Implications for public discourse
Bias in publishing can skew what becomes part of the public conversation, which in turn shapes policy debates, education, and cultural norms. Advocates for a freer editorial environment contend that more voices—including controversial or unpopular ones—need access to channels of communication to prevent the ossification of opinion. Critics worry that unchecked publication of false or harmful content can erode public trust, necessitating stronger norms, accountability, and perhaps gatekeeping. The balance between openness and responsibility remains a central tension in both traditional and digital publishing ecosystems. See freedom of the press and ethics in journalism for related discussions.

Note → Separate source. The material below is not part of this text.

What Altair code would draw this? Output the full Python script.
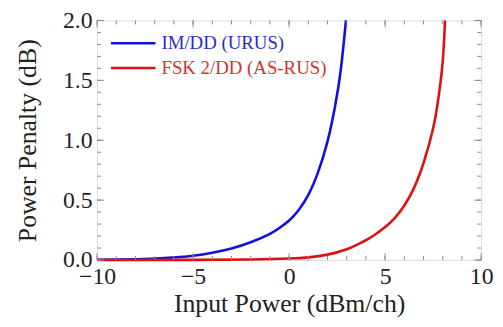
import altair as alt
import pandas as pd

# ---- data ----
blue_name = "IM/DD (URUS)"
red_name = "FSK 2/DD (AS-RUS)"

blue_x = [-10, -8, -6.5, -5, -4, -3, -2, -1, -0.5, 0, 0.5, 1.0, 1.5, 2.0, 2.4, 2.7, 2.96]
blue_y = [0.002, 0.0064, 0.016, 0.036, 0.061, 0.097, 0.148, 0.219, 0.268, 0.33, 0.418, 0.544, 0.73, 0.99, 1.29, 1.6, 2.0]

red_x = [-10, -5, -2, 0, 1, 2, 3, 3.5, 4, 4.5, 5, 5.5, 6, 6.5, 7, 7.5, 7.8, 8.0, 8.12]
red_y = [0.0002, 0.001, 0.004, 0.012, 0.022, 0.045, 0.09, 0.125, 0.165, 0.215, 0.275, 0.35, 0.455, 0.6, 0.81, 1.1, 1.38, 1.66, 2.0]

x_major = [-10, -5, 0, 5, 10]
x_minor = list(range(-10, 11))
y_major = [0.0, 0.5, 1.0, 1.5, 2.0]
y_minor = [round(i / 10, 1) for i in range(21)]

series = [blue_name, red_name]
colors = ["#1010e0", "#e01010"]
text_colors = ["#2a2ac8", "#d83030"]

df = pd.concat([
    pd.DataFrame({"x": blue_x, "y": blue_y, "series": blue_name, "order": 0}),
    pd.DataFrame({"x": red_x, "y": red_y, "series": red_name, "order": 1}),
])

W, H = 388, 242
FONT = "Liberation Serif"
TICK_COLOR = "#8a8a8a"

xs = alt.Scale(domain=[-10, 10], nice=False, zero=False)
ys = alt.Scale(domain=[0, 2], nice=False, zero=False)

lines = alt.Chart(df).mark_line(strokeWidth=2.6, clip=False, interpolate="natural").encode(
    x=alt.X("x:Q", scale=xs, axis=alt.Axis(
        orient="bottom", values=x_major, title="Input Power (dBm/ch)",
        ticks=False, tickSize=0, domain=False, grid=False,
        labelFont=FONT, labelFontSize=24, labelColor="#222", labelPadding=5,
        titleFont=FONT, titleFontSize=26, titleFontWeight="normal", titleColor="#222", titlePadding=2,
        labelFlush=False)),
    y=alt.Y("y:Q", scale=ys, axis=alt.Axis(
        orient="left", values=y_major, format=".1f", title="Power Penalty (dB)",
        ticks=False, tickSize=0, domain=False, grid=False,
        labelFont=FONT, labelFontSize=24, labelColor="#222", labelPadding=5,
        titleFont=FONT, titleFontSize=26, titleFontWeight="normal", titleColor="#222", titlePadding=22,
        labelFlush=False)),
    color=alt.Color("series:N", scale=alt.Scale(domain=series, range=colors), legend=None),
    order=alt.Order("order:Q"),
)

# ---- inward ticks on all four sides ----
xt_minor = pd.DataFrame({"v": x_minor})
xt_major = pd.DataFrame({"v": x_major})
yt_minor = pd.DataFrame({"v": y_minor})
yt_major = pd.DataFrame({"v": y_major})

tick_layers = []
for d, L in [(xt_minor, 4), (xt_major, 7)]:
    tick_layers.append(alt.Chart(d).mark_rule(color=TICK_COLOR, strokeWidth=1).encode(
        x=alt.X("v:Q", scale=xs), y=alt.value(H), y2=alt.value(H - L)))
    tick_layers.append(alt.Chart(d).mark_rule(color=TICK_COLOR, strokeWidth=1).encode(
        x=alt.X("v:Q", scale=xs), y=alt.value(0), y2=alt.value(L)))
for d, L in [(yt_minor, 4), (yt_major, 7)]:
    tick_layers.append(alt.Chart(d).mark_rule(color=TICK_COLOR, strokeWidth=1).encode(
        y=alt.Y("v:Q", scale=ys), x=alt.value(0), x2=alt.value(L)))
    tick_layers.append(alt.Chart(d).mark_rule(color=TICK_COLOR, strokeWidth=1).encode(
        y=alt.Y("v:Q", scale=ys), x=alt.value(W), x2=alt.value(W - L)))

# ---- in-plot legend ----
leg_df = pd.DataFrame({"label": series})
legend_layers = []
for i, (name, c, tc) in enumerate(zip(series, colors, text_colors)):
    yy = 23 + i * 25
    d = leg_df[leg_df["label"] == name]
    legend_layers.append(
        alt.Chart(d).mark_rule(strokeWidth=2.6, color=c).encode(
            x=alt.value(14), x2=alt.value(59), y=alt.value(yy)))
    legend_layers.append(
        alt.Chart(d).mark_text(align="left", baseline="middle", font=FONT, fontSize=19, color=tc).encode(
            x=alt.value(65), y=alt.value(yy), text="label:N"))

chart = alt.layer(lines, *tick_layers, *legend_layers).properties(
    width=W, height=H,
    autosize=alt.AutoSizeParams(type="none"),
    padding={"left": 90, "top": 11, "right": 14, "bottom": 58},
).configure_view(
    stroke="#8a8a8a", strokeWidth=1
).configure(background="white")

chart.save("out.html", embed_options={"renderer": "svg", "actions": False})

Case studies and mechanisms in practice
- A newsroom may expand coverage of underrepresented regions or communities to improve breadth of perspective, while still maintaining standards of verification and accuracy. See verification and journalism for the underlying practices.
- A university press may adopt transparent disclosure of funding sources and potential conflicts of interest to preserve trust in scholarship, while navigating debates about which methods and topics deserve attention. See academic publishing and ethics in research.
- A digital platform may adjust its ranking algorithms to promote high-quality sources, while resisting pressure to engage in quota-based promotion of particular viewpoints. See algorithmic ranking and content moderation.